Two bills, SB 25 by state Sen. JP Morrell and HB 1139 by state Rep. Dee Richard, seek to amend Louisiana’s Constitution to remove the present distinction between regular sessions in odd- and even-numbered years. Presently, during even-numbered years the Legislature cannot consider tax matters plus its members face filing limits on bills (but not on prefiling) in a regular session also shorter than these sessions in odd-numbered years, those which having no such restrictions.
The bills do not differ much. Both would make session lengths identical to the even-numbered standard of a maximum of 45 days meeting in no more than 60 and have no material restrictions on legislation. Morrell’s would keep the earlier start date of the longer odd-numbered sessions, while Richard’s would continue session commencement at the later even-numbered time.
Both succeeded in passing out of their respective chamber’s committees tasked with this subject matter. But the Senate turned away Morrell’s measure despite assertions that it could save the state money. Because of revenue shortfalls and some unanticipated expenditures earlier this year the Legislature went into special session to hike taxes, which it could have done during the current regular session without the constitutional limitation. Further, it may return for another after the regular session’s close to do more of the same. A special session costs at least a couple of hundred thousand dollars in extra payments to legislators and staff, and for supplies and utilities, and the cost escalates as its length increases.

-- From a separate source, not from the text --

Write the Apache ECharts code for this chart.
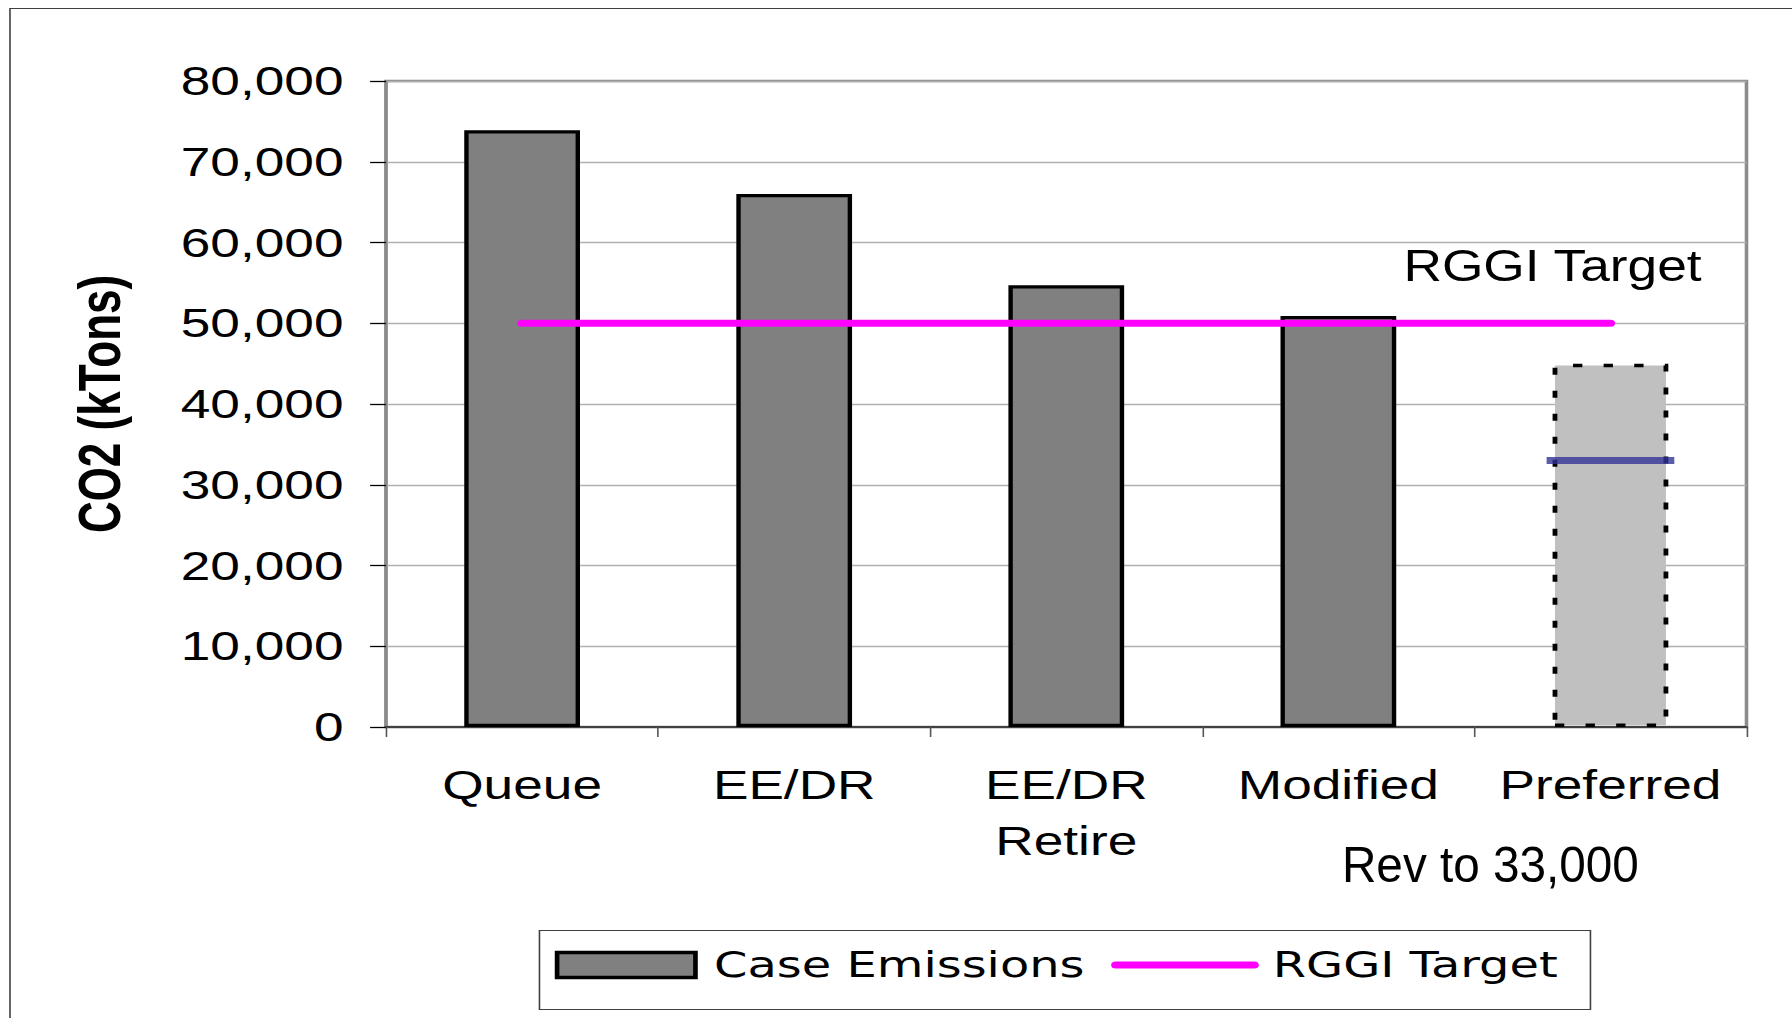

Left unsaid, and perhaps a stronger motivation than legislators will admit publicly, is that these extra sessions disrupt legislators’ lives. Constitutionally defined as a part-time job, even as several years ago legislators greedily tried to promote its pay to full-time, many legislators chafe at having to hold down full-time occupations and serve in the Legislature. Special sessions take away from that time and interferes with plans in the personal lives. That largely explains why, if they want to eliminate the session distinctions, they chose the shorter durations, even though theoretically with the alteration they would increase the amount of business they would conduct.
A bad, self-serving reason arguing for change may offset an ostensibly good one, but a negative consequence additionally should sink the whole enterprise. By removing an extra hurdle to raising taxes, in that one must go to the bother and expense of a special session, resorting to hiking these becomes that much easier at the expense of alternatives such as making government operate more efficiently and/or reducing spending. Especially with Louisiana’s political culture that encourages using state government primarily as a tool to redistribute wealth, the rules of the game must fight explicitly every temptation to extract more from the people to pass along to favored constituencies.
The current arrangement diminishes the appeal of increased taxation, and that should remain so. The more incentives that point lawmakers to right-sizing government, the better. Richard’s bill remains alive and headed to the House floor, where it should merit a fate similar to the Senate’s treatment of Morrell’s.